Repetitively and experimentally applying the water-wash technique, Ni uses the pressure to wash away layers of paint until the texture appears as wuluohen, a type of Chinese calligraphic stroke that resembles the trailing of ink to rainwater trickling through rough surfaces and cracks. From far away, the work gives off an impression of a landscape painting with wrinkled texture, but on closer examination, the work embodies a three-dimensional feel with its tactile quality. The visual variances prompt the audience to question what is reality and what is fiction.
Also playing with illusion, Relic (2017) is a large mixed media work on canvas where the temporal dimension of the work is again distorted. As the title of the piece suggests, Ni presents a new and perhaps more detached perspective towards the general understanding of traditional Chinese landscape paintings. Eroded and water-washed, Relic takes a transparent perspective and visually looks like specimens of historical remnants. With formal analysis, the piece may pass as a traditional painting. The visual illusion prompts the audience to reflect on their preexisting knowledge that may not inform them more accurately on what they see.
Freewheeling Trip (2015-2016) is a collage of images from multiple obscure photographers on almost the same subject. While using Photoshop that is capable of perfecting images, Ni intentionally retains the margins and points of contact between subjects within Freewheeling Trip. The lines symbolise the manipulation involved to emphasize the number of works by different photographers, highlighting their present while merging them into a single piece of work at the same time.
The “Inches of Time” series (2012-2013) accentuates the temporal fluidity that Ni emphasizes and practices. The work is a collection of handmade rulers, which although seem highly accurate and precise like machined-made rulers, they are still not accurate for any practical purposes. The artist describes:
On these “rulers”, every “millimeter” slowly expands according to my instantaneous feeling. Each scale eventually forms certain “numerical length”. However, there exists a difference in error between each distance and therefore in the real length of the ruler.

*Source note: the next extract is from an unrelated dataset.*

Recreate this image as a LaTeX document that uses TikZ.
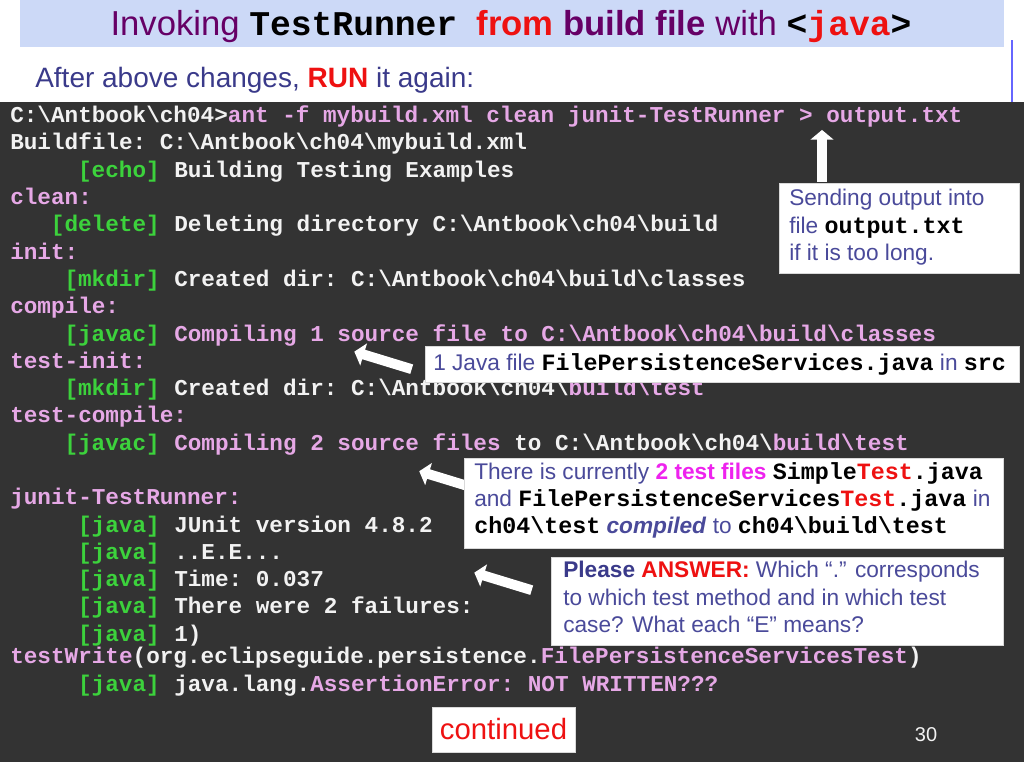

One may wonder if a “subjective ruler” is still a “ruler” under this circumstance. One view is even although the handmade rulers do not serve their functional purpose of measuring distance, they symbolise a unit of measuring time under this context. Ni imposes our experiences of time into a symbol of time in terms of emotions and space. “Inches of Time” in turn questions such sensibility while also highlighting the grey area in our words and languages. This inspiration in fact draws from the fundamental skepticism of the artist about the standard of value and the quality of art in our era (concept taken from Zhu Zhu, “To Measure with a Subjective Ruler”).
While exploring Ni’s works in “So Near Yet So Far”, the audience embarks on a constant and dynamic exploration to understand not only the works, but also the artist. The exhibition presents various works that tap into the artist’s philosophies and views on traditional Chinese art, social norms and other shifting contexts. The diverse media and creative processes speak to Ni’s constant experimentation and exploration of the different awareness and knowledge of the universe.
“So Near Yet So Far” by Ni Youyu is on view from 24 May to 14 July 2018 at Galerie Perrotin, 50 Connaught Road Central, 17th Floor, Hong Kong.